Estadão

Mendonça adia julgamento que pode responsabilizar Estado do Rio por bala perdida

Um pedido de vista (mais tempo para análise) feito pelo ministro André Mendonça nesta segunda-feira, 2, adiou o julgamento que pode responsabilizar o Estado do Rio de Janeiro por balas perdidas durante operações policiais. Antes da suspensão do julgamento, o placar era de dois votos a zero – os ministros Edson Fachin e Rosa Weber defenderam que o governo fluminense é responsável por vítimas de disparos durante operações quando não há conclusão sobre de onde partiu a bala.

O tema era discutido no plenário virtual do STF, em sessão iniciada na sexta-feira, 29. Os ministros discutem um caso específico, o do assassinato de Vanderlei Conceição de Albuquerque em meio a troca de tiros entre traficantes e a Força de Pacificação do Exército. No bojo de tal processo reconhecida repercussão geral, ou seja, será fixada uma tese de julgamento que valerá para processos semelhantes em todo o País.

O assunto chegou à Corte máxima após um recurso dos familiares de Vanderlei contra decisão do Tribunal Regional Federal da 2ª Região (Rio) que afastou a responsabilidade do Estado pela morte sob o argumento de que não teria restado comprovado que o disparo que alvejou a vítima tenha sido efetivamente realizado por militares.

Para a Sétima Turma Especializada do TRF-2, a perícia foi inconclusiva em relação à origem do disparo do projétil que atingiu Vanderlei e assim não seria viável reconhecer o nexo de causalidade entre a conduta do Estado e a morte – ponto chave para a responsabilização do Estado e o consequente dever de indenizar.

Já o relator do tema no Supremo Tribunal Federal, o ministro Edson Fachin, discordou da Corte regional ressaltando que Vanderlei foi atingido durante uma operação da Força de Pacificação do Exército no Complexo da Maré, sendo que, segundo relatório da Poícia Civil, é evidente que a operação desencadeou a troca de tiros.

"Se a incursão da Força de Pacificação do Exército não tivesse ocorrido, não haveria troca de tiros e, por conseguinte, Vanderlei Conceição de Albuquerque não teria sido assassinado.

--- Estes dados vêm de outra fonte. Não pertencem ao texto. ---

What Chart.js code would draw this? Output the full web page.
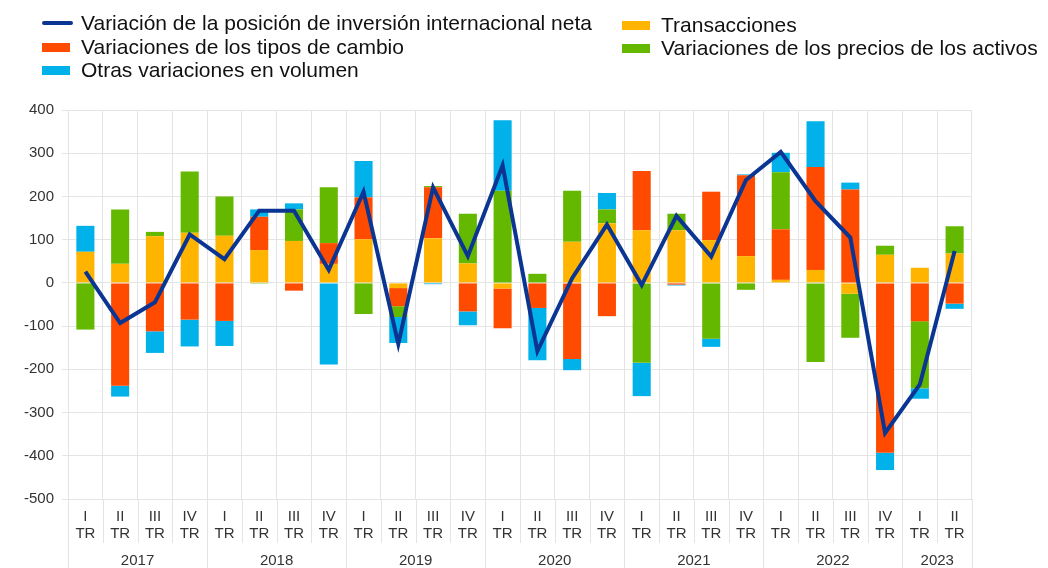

Assim sendo, independe saber se o projétil proveio da arma dos militares do Exército ou dos confrontados, haja vista que os integrantes da Força de Pacificação do Exército assumiram o risco (dano colateral) ao proceder uma operação em local habitado", explicou.

Para o relator, não é necessário saber que o projétil que atingiu Vanderlei foi disparado da arma dos militares ou dos traficantes, mas sim se houve operação da Força de Pacificação do Exército no momento e no local em que a vítima foi atingida. Segundo o ministro, ao realizar a operação em zona habitada e desencadear intensa troca de tiros , os militares descumprem com o seu dever de diligência, a ensejar a responsabilidade objetiva do Estado .

Fachin seguiu explicando que é possível que a responsabilidade não recaia sobre o Estado, mas este tem de comprovar força maior , caso fortuito , fato exclusivo da vítima ou de terceiro – o que não ocorreu no caso. Além disso, o ministro apontou nítida falha estatal em cumprir o dever de investigar a morte de Vanderlei.

Nessa linha, o relator votou por condenar a União e o Estado do Rio de Janeiro ao pagamento de indenização de R$ 200 mil para cada um dos pais de Vanderlei, além de R$ 100 mil para o irmão da vítima. Além disso, propôs que o poder público ressarça a família pelas despesas com o funeral e ainda pague pensão vitalícia.

Quanto à tese a ser fixada pela Corte máxima, Fachin propôs a seguinte redação: "Sem perícia conclusiva que afaste o nexo, há responsabilidade do Estado pelas causalidades em operações de segurança pública".

O ministro André Mendonça terá 90 dias para analisar o caso. O ministro tem três meses para liberar o processo para novo julgamento, ou então a ação é automaticamente destravada. Depois, caberá ao presidente do STF Luís Roberto Barroso designar uma nova data para que o assunto volte à pauta dos ministros da Corte máxima.